Der TÜV verdient hierzulande an einer Hauptuntersuchung 150 Euro, bei Wiedervorführung nach einem behobenen Mangel noch einmal im Schnitt 20. Bei etwa 23,4 Millionen Pkw allein in Deutschland, die zehn Jahre und älter sind, wäre das ein zusätzlicher Umsatz von mindestens 3,5 Milliarden Euro im Jahr. Chapeau. Dieses Lobbying war, wenn es so käme, wahrhaft jeden Cent wert.

Diese Frage ist elementar

Aber vielleicht dürfen wir alle auf eine Wiederauferstehung, auf einen Aufstand des gesunden Menschenverstandes in der EU hoffen. Er ist dringender nötig denn je. Diese Gemeinschaft steht vor ihrer historisch größten Aufgabe: Militärisch und in allen übrigen Belangen möglichst unabhängig zu werden von einem derangierten und irrlichternden Amerika. Und zugleich einem Diktator aus dem Osten die Stirn zu bieten. Die Frage ist so elementar und groß, dass sogar Großbritannien wieder mit an einer Antwort arbeitet, als hätte es nie einen Brexit gegeben. Und auch bei dem war das Schikane-Gefühl ein Hauptauslöser.

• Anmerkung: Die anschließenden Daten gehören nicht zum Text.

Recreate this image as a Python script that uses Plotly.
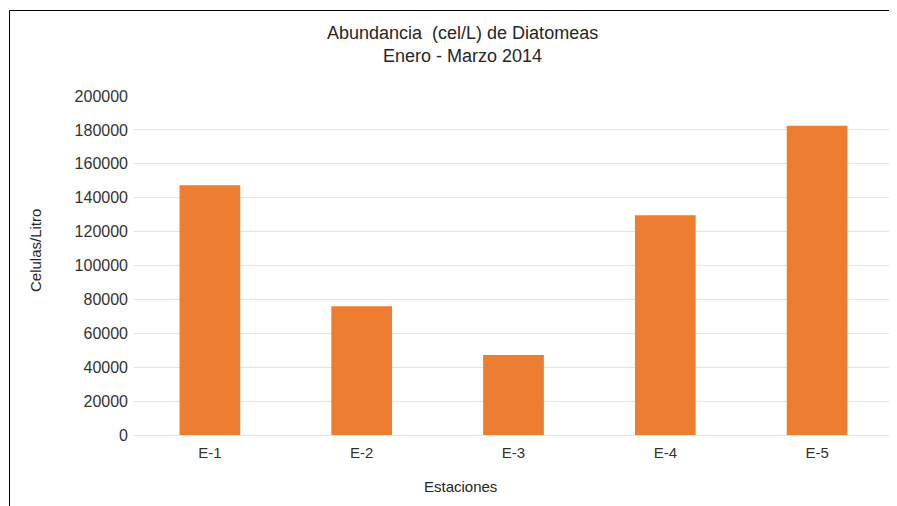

In dieser Zeit ist wirklich jeder einzelne Funke EU-Patriotismus zu fördern, den es nur irgend gibt. Damit endlich ein Feuer der Solidarität in diesem Europa lodert. Entfacht von seinen 450 Millionen Bürgerinnen und Bürgern. Das ist genau nicht die Zeit, in der die EU-Hauptabteilung Schikane ihre größten Erfolge feiern und die Bevölkerungen piesacken sollte.

"Mensch, werde wesentlich", hat Angelus Silesius einmal bezogen auf genau solche existenziellen Fragen geschrieben, ja gefordert. "Europa, werde wesentlich!", möchte man Brüssel und Straßburg im Geiste des großen Barockdichters zurufen. Es geht um viel. Um alles.